Tuesday, May 3, 2011

To attach() or not attach(): that is the question

R objects that reside in other R objects can require a lot of typing to access. For example, to refer to a variable x in a dataframe df, one could type df$x. This is no problem when the dataframe and variable names are short, but can become burdensome when longer names or repeated references are required, or objects in complicated structures must be accessed.

The attach() function in R can be used to make objects within dataframes accessible in R with fewer keystrokes. As an example:

ds = read.csv("http://www.math.smith.edu/r/data/help.csv")
names(ds)
attach(ds)
mean(cesd)
[1] 32.84768

The search() function can be used to list attached objects and packages. Let's see what is there, then detach() the dataset to clean up after ourselves.

search()
> search()
[1] ".GlobalEnv" "ds" "tools:RGUI" "package:stats"
[5] "package:graphics" "package:grDevices" "package:utils" "package:datasets"
[9] "package:methods" "Autoloads" "package:base"
detach(ds)

As noted in section B.4.5, users are cautioned that if there is already a variable
called cesd in the local workspace, issuing attach(ds), may not mean that cesd references ds$cesd. Name conflicts of this type are a common problem with attach() and care should be taken to avoid them.

The help page for attach() notes that attach can lead to confusion. The Google R Style Manual provides clear advice on this point, providing the following advice about attach():
The possibilities for creating errors when using attach are numerous. Avoid it.


After being burned by this one too many times, we concur.

So what options exist for those who decide to go cold turkey?

  1. Reference variables directly (e.g. lm(ds$x ~ ds$y))

  2. Specify the dataframe for commands which support this (e.g. lm(y ~ x, data=ds))

  3. Use the with() function, which returns the value of whatever expression is evaluated (e.g. with(ds,lm(y ~x)))

  4. (Also note the within() function, which is similar to with(), but returns a modified object.)


Some examples may be helpful.

> # fit a linear model
> lm1 = lm(cesd ~ pcs, data=ds)

> mean(ds$cesd[ds$female==1]) # these next three are equivalent
[1] 36.88785
> with(ds, mean(cesd[female==1]))
[1] 36.88785
> with(subset(ds, female==1), mean(cesd))
[1] 36.88785

In short, there's never an actual need to use attach(), using it can lead to confusion or errors, and alternatives exists that avoid the problems. We recommend against it.
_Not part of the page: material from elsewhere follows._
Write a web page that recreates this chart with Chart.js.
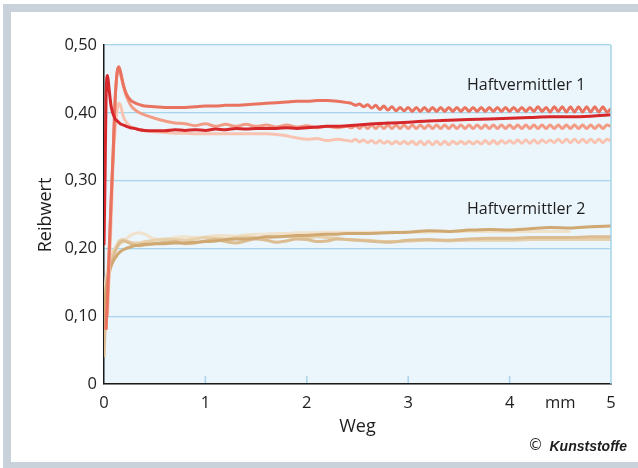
<!DOCTYPE html>
<html>
<head>
<meta charset="utf-8">
<script src="https://cdn.jsdelivr.net/npm/chart.js@4"></script>
<style>
    body { margin: 0; background: #fff; }
    #box { position: relative; width: 638px; height: 468px; overflow: hidden; }
    #rahmen {
        position: absolute; left: 3px; top: 4px; width: 640px; height: 464px;
        box-sizing: border-box;
        border-left: 8px solid #c9d2db; border-top: 8px solid #c9d2db; border-bottom: 6px solid #c9d2db;
    }
    #chart { position: absolute; left: 0; top: 0; }
</style>
</head>
<body>
<div id="box">
    <div id="rahmen"></div>
    <canvas id="chart" width="638" height="468"></canvas>
</div>
<script>
// Weg in mm (Anfang, grobes Ende, feines Ende fuer die welligen Kurven)
var weg = [0, 0.01, 0.02, 0.035, 0.05, 0.07, 0.09, 0.11, 0.13, 0.145, 0.16, 0.19, 0.22, 0.26, 0.3, 0.35, 0.4,
    0.5, 0.6, 0.7, 0.8, 0.9, 1.0, 1.1, 1.2, 1.3, 1.4, 1.5, 1.6, 1.7, 1.8, 1.9, 2.0, 2.1, 2.2, 2.3, 2.4];
var wegEnde = [2.6, 2.8, 3.0, 3.2, 3.4, 3.6, 3.8, 4.0, 4.2, 4.4, 4.6, 4.8, 5.0];
var wegFein = [2.44, 2.48, 2.52, 2.56, 2.6, 2.64, 2.68, 2.72, 2.76, 2.8,
    2.84, 2.88, 2.92, 2.96, 3.0, 3.04, 3.08, 3.12, 3.16, 3.2,
    3.24, 3.28, 3.32, 3.36, 3.4, 3.44, 3.48, 3.52, 3.56, 3.6,
    3.64, 3.68, 3.72, 3.76, 3.8, 3.84, 3.88, 3.92, 3.96, 4.0,
    4.04, 4.08, 4.12, 4.16, 4.2, 4.24, 4.28, 4.32, 4.36, 4.4,
    4.44, 4.48, 4.52, 4.56, 4.6, 4.64, 4.68, 4.72, 4.76, 4.8,
    4.84, 4.88, 4.92, 4.96, 5.0];

var yTicks = [0, 0.1, 0.2, 0.3, 0.4, 0.5];
var xTicks = [0, 1, 2, 3, 4, 4.5, 5];

// Haftvermittler 1 (rot)
var dunkelrotStart = [0.205, 0.30, 0.42, 0.455, 0.435, 0.41, 0.398, 0.391, 0.388, 0.386, 0.384, 0.382, 0.380, 0.378, 0.377, 0.375, 0.374,
    0.3735, 0.3735, 0.375, 0.374, 0.375, 0.374, 0.376, 0.375, 0.377, 0.376, 0.377, 0.377, 0.377, 0.378, 0.377, 0.378, 0.379, 0.380, 0.380, 0.381];
var dunkelrotEnde = [0.383, 0.385, 0.386, 0.388, 0.389, 0.390, 0.391, 0.392, 0.393, 0.394, 0.394, 0.395, 0.397];

var lachsStart = [null, null, 0.08, 0.13, 0.19, 0.27, 0.34, 0.42, 0.46, 0.468, 0.462, 0.442, 0.428, 0.419, 0.415, 0.412, 0.410,
    0.409, 0.408, 0.408, 0.408, 0.409, 0.410, 0.410, 0.411, 0.411, 0.412, 0.413, 0.414, 0.415, 0.416, 0.417, 0.417, 0.418, 0.418, 0.417, 0.415];
var lachsFein = [0.414, 0.411, 0.413, 0.409, 0.412, 0.407, 0.411, 0.405, 0.410, 0.404,
    0.409, 0.403, 0.408, 0.403, 0.408, 0.402, 0.408, 0.402, 0.408, 0.402,
    0.408, 0.402, 0.408, 0.402, 0.408, 0.402, 0.408, 0.402, 0.408, 0.402,
    0.408, 0.402, 0.408, 0.402, 0.408, 0.402, 0.408, 0.402, 0.408, 0.402,
    0.408, 0.402, 0.408, 0.402, 0.408, 0.402, 0.409, 0.402, 0.408, 0.401,
    0.409, 0.402, 0.409, 0.401, 0.409, 0.401, 0.409, 0.401, 0.409, 0.401,
    0.409, 0.401, 0.409, 0.401, 0.406];

var rosaStart = [null, null, 0.08, 0.13, 0.19, 0.27, 0.34, 0.42, 0.46, 0.467, 0.46, 0.44, 0.425, 0.412, 0.405, 0.400, 0.397,
    0.392, 0.388, 0.385, 0.384, 0.381, 0.384, 0.380, 0.383, 0.380, 0.383, 0.380, 0.382, 0.379, 0.382, 0.379, 0.381, 0.378, 0.380, 0.378, 0.380];
var rosaFein = [0.378, 0.381, 0.377, 0.382, 0.377, 0.382, 0.377, 0.382, 0.377, 0.382,
    0.377, 0.382, 0.377, 0.382, 0.377, 0.382, 0.377, 0.382, 0.377, 0.382,
    0.377, 0.382, 0.377, 0.382, 0.377, 0.382, 0.377, 0.382, 0.377, 0.382,
    0.377, 0.382, 0.377, 0.382, 0.377, 0.382, 0.377, 0.382, 0.377, 0.382,
    0.377, 0.382, 0.377, 0.382, 0.377, 0.382, 0.377, 0.382, 0.377, 0.382,
    0.377, 0.382, 0.377, 0.382, 0.377, 0.382, 0.377, 0.382, 0.377, 0.382,
    0.377, 0.382, 0.377, 0.382, 0.380];

var hellrosaStart = [null, null, null, 0.10, 0.16, 0.24, 0.33, 0.375, 0.405, 0.414, 0.412, 0.395, 0.386, 0.380, 0.377, 0.375, 0.3735,
    0.372, 0.371, 0.370, 0.370, 0.369, 0.369, 0.369, 0.369, 0.369, 0.369, 0.369, 0.369, 0.368, 0.366, 0.363, 0.361, 0.362, 0.359, 0.361, 0.359];
var hellrosaFein = [0.358, 0.361, 0.357, 0.360, 0.356, 0.359, 0.355, 0.359, 0.355, 0.358,
    0.354, 0.358, 0.354, 0.358, 0.354, 0.358, 0.353, 0.358, 0.353, 0.358,
    0.353, 0.358, 0.353, 0.358, 0.353, 0.358, 0.354, 0.358, 0.354, 0.358,
    0.354, 0.358, 0.354, 0.359, 0.354, 0.359, 0.354, 0.359, 0.355, 0.359,
    0.355, 0.360, 0.355, 0.360, 0.355, 0.360, 0.355, 0.360, 0.356, 0.360,
    0.356, 0.361, 0.356, 0.361, 0.356, 0.361, 0.356, 0.361, 0.356, 0.361,
    0.356, 0.361, 0.356, 0.361, 0.358];

// Haftvermittler 2 (braun)
var braunStart = [0.085, 0.12, 0.14, 0.155, 0.165, 0.174, 0.181, 0.186, 0.190, 0.193, 0.195, 0.198, 0.200, 0.202, 0.204, 0.205, 0.206,
    0.207, 0.207, 0.208, 0.208, 0.209, 0.210, 0.211, 0.213, 0.214, 0.214, 0.215, 0.217, 0.217, 0.218, 0.219, 0.219, 0.220, 0.221, 0.221, 0.222];
var braunEnde = [0.222, 0.223, 0.224, 0.226, 0.225, 0.227, 0.228, 0.227, 0.229, 0.231, 0.230, 0.232, 0.233];

var hellbraunStart = [0.04, 0.08, 0.11, 0.14, 0.16, 0.175, 0.186, 0.195, 0.202, 0.206, 0.209, 0.211, 0.210, 0.207, 0.205, 0.204, 0.205,
    0.207, 0.209, 0.210, 0.207, 0.208, 0.211, 0.213, 0.210, 0.208, 0.211, 0.214, 0.212, 0.209, 0.211, 0.214, 0.213, 0.210, 0.211, 0.214, 0.213];
var hellbraunEnde = [0.211, 0.209, 0.212, 0.213, 0.212, 0.214, 0.215, 0.215, 0.216, 0.216, 0.216, 0.217, 0.217];

var sandStart = [0.11, 0.13, 0.145, 0.16, 0.172, 0.183, 0.192, 0.200, 0.206, 0.210, 0.212, 0.213, 0.211, 0.209, 0.208, 0.208, 0.210,
    0.212, 0.214, 0.213, 0.212, 0.214, 0.216, 0.215, 0.214, 0.216, 0.217, 0.216, 0.215, 0.217, 0.218, 0.217, 0.216, 0.217, 0.216, 0.215, 0.213];
var sandEnde = [0.212, 0.210, 0.211, 0.212, 0.211, 0.212, 0.212, 0.212, 0.213, 0.213, 0.213, 0.213, 0.213];

var cremeStart = [0.12, 0.14, 0.155, 0.17, 0.18, 0.19, 0.196, 0.20, 0.203, 0.205, 0.207, 0.21, 0.214, 0.219, 0.222, 0.223, 0.221,
    0.214, 0.213, 0.216, 0.217, 0.216, 0.217, 0.219, 0.219, 0.218, 0.220, 0.221, 0.221, 0.222, 0.222, 0.223, 0.223, 0.223, 0.224, 0.224, 0.224];
var cremeEnde = [0.224, 0.224, 0.224, 0.224, 0.225, 0.225, 0.225, 0.225, 0.225, 0.225, 0.225, null, null];

var SCHRIFT = "'Open Sans', 'Noto Sans', sans-serif";

function punkte(xs, ys) {
    return xs.map(function (x, i) { return { x: x, y: ys[i] }; });
}

function kurve(farbe, start, endeX, ende) {
    return {
        data: punkte(weg, start).concat(punkte(endeX, ende)),
        borderColor: farbe,
        borderWidth: 3,
        pointRadius: 0,
        cubicInterpolationMode: 'monotone',
        fill: false
    };
}

// Hintergrund, rechter Rand, Striche innen, Beschriftungen
var deko = {
    id: 'deko',
    beforeDraw: function (chart) {
        var a = chart.chartArea, ctx = chart.ctx;
        ctx.save();
        ctx.fillStyle = '#ebf5fc';
        ctx.fillRect(a.left, a.top, a.right - a.left, a.bottom - a.top);
        ctx.restore();
    },
    afterDraw: function (chart) {
        var a = chart.chartArea, ctx = chart.ctx, sx = chart.scales.x;
        ctx.save();
        ctx.strokeStyle = '#a6d4e8';
        ctx.lineWidth = 1.5;
        ctx.beginPath();
        ctx.moveTo(a.right, a.top);
        ctx.lineTo(a.right, a.bottom);
        [1, 2, 3, 4].forEach(function (v) {
            var px = sx.getPixelForValue(v);
            ctx.moveTo(px, a.bottom - 1);
            ctx.lineTo(px, a.bottom - 8);
        });
        ctx.stroke();

        ctx.fillStyle = '#1e1e1e';
        ctx.textBaseline = 'middle';
        ctx.textAlign = 'left';
        ctx.font = '16px ' + SCHRIFT;
        ctx.fillText('Haftvermittler 1', 467, 85);
        ctx.fillText('Haftvermittler 2', 467, 209);

        ctx.textAlign = 'center';
        ctx.font = '18px ' + SCHRIFT;
        ctx.fillText('Weg', (a.left + a.right) / 2, 427);
        ctx.translate(46, 215);
        ctx.rotate(-Math.PI / 2);
        ctx.fillText('Reibwert', 0, 0);
        ctx.restore();

        ctx.save();
        ctx.fillStyle = '#1e1e1e';
        ctx.textBaseline = 'middle';
        ctx.textAlign = 'right';
        ctx.font = "italic bold 14px 'Liberation Sans', sans-serif";
        ctx.fillText('Kunststoffe', 627, 447);
        ctx.font = "15px 'DejaVu Sans', sans-serif";
        ctx.fillText('\u00a9', 543, 446);
        ctx.restore();
    }
};

new Chart(document.getElementById('chart'), {
    type: 'line',
    data: {
        datasets: [
            kurve('#d6272a', dunkelrotStart, wegEnde, dunkelrotEnde),
            kurve('#e9735f', lachsStart, wegFein, lachsFein),
            kurve('#f29c86', rosaStart, wegFein, rosaFein),
            kurve('#f8c4b1', hellrosaStart, wegFein, hellrosaFein),
            kurve('#d0a872', braunStart, wegEnde, braunEnde),
            kurve('#dcbd92', hellbraunStart, wegEnde, hellbraunEnde),
            kurve('#e7d0ac', sandStart, wegEnde, sandEnde),
            kurve('#f0e2cb', cremeStart, wegEnde, cremeEnde)
        ]
    },
    options: {
        responsive: false,
        animation: false,
        layout: { padding: { top: 45, right: 27, left: 0, bottom: 0 } },
        plugins: { legend: { display: false }, tooltip: { enabled: false } },
        scales: {
            x: {
                type: 'linear',
                min: 0,
                max: 5,
                afterBuildTicks: function (scale) {
                    scale.ticks = xTicks.map(function (v) { return { value: v }; });
                },
                afterFit: function (scale) { scale.height = 84; },
                grid: { display: false, drawTicks: false },
                border: { display: true, color: '#1a1a1a', width: 1.5 },
                ticks: {
                    padding: 9,
                    color: '#1e1e1e',
                    font: { family: SCHRIFT, size: 16.5 },
                    maxRotation: 0,
                    autoSkip: false,
                    callback: function (v) { return v === 4.5 ? 'mm' : String(v); }
                }
            },
            y: {
                min: 0,
                max: 0.5,
                afterBuildTicks: function (scale) {
                    scale.ticks = yTicks.map(function (v) { return { value: v }; });
                },
                afterFit: function (scale) { scale.width = 104; },
                grid: { color: '#a6d4e8', lineWidth: 1.2, drawTicks: false },
                border: { display: true, color: '#1a1a1a', width: 1.5 },
                ticks: {
                    padding: 7,
                    color: '#1e1e1e',
                    font: { family: SCHRIFT, size: 16.5 },
                    callback: function (v) { return v === 0 ? '0' : v.toFixed(2).replace('.', ','); }
                }
            }
        }
    },
    plugins: [deko]
});
</script>
</body>
</html>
In SAS, all procedures use the most recent data set or must reference a data set explicitly. Very roughly speaking, using attach() in R is like relying on the implicit use of the most recent data set. Our recommendation against attach() thus mirrors our use of the data= option throughout our books.

7 comments:

Henrik Bengtsson said...

To copy the elements of a data.frame, a environment or a list to the current environment (either locally inside a function or the global env), see attachLocally() of R.utils. It does not mess with the search() path.

My $.02

AJ Cann said...

OK, you've convinced me to get rid of attach() on StatsBytes (http://www.microbiologybytes.com/statsbytes). But:

> datatoplaywith = read.csv("http://www.microbiologybytes.com/statsbytes/datatoplaywith.csv", header=TRUE, sep=",")
> datatoplaywith
really boring data
1 1 1 0.752
2 2 17 0.860
3 3 289 0.266
4 4 4913 0.932
5 5 83521 0.629
6 6 1419857 0.831
7 7 24137569 0.131
8 8 410338673 0.383
9 9 6975757441 0.249
> names(datatoplaywith)
[1] "really" "boring" "data"
> min(really, data=datatoplaywith)
Error: object 'really' not found
> min(really, data="datatoplaywith")
Error: object 'really' not found
>
> # But:
>
> attach(datatoplaywith)
> min(really)
[1] 1

How do I get this to work without attach?

Ken Kleinman said...

Not all functions accept the data= option. But AFAIK all will work with the with() function:

> with(datatoplaywith, min(really))
[1] 1

AJ Cann said...

That's a shame. For the students I'm aiming at the syntax of with() is going to be pretty confusing, and telling them to use one syntax for some commands and another for others is a non-starter. I may have to stick with attach().

Ken Kleinman said...

I agree attach() is a lot simpler. And I don't even both with data=, myself.

I don't think with() should be too hard, though, really.

richierocks said...

Don't forget the transform function!

I wrote about this issue last week; apologies for shameless self-promotion:

http://4dpiecharts.com/2011/04/29/friday-function-triple-bill-with-vs-within-vs-transform/

The time taken to learn how to use with or within or transform is less than the time taken to debug the mess you make by using attach.

Ken Kleinman said...

Hi Richie-- Funny coincidence that we posted on this so shortly after you had. (FTR, Nick started this post a couple of months ago.)

Do you think there's any practical advantage to using transform() instead of within()?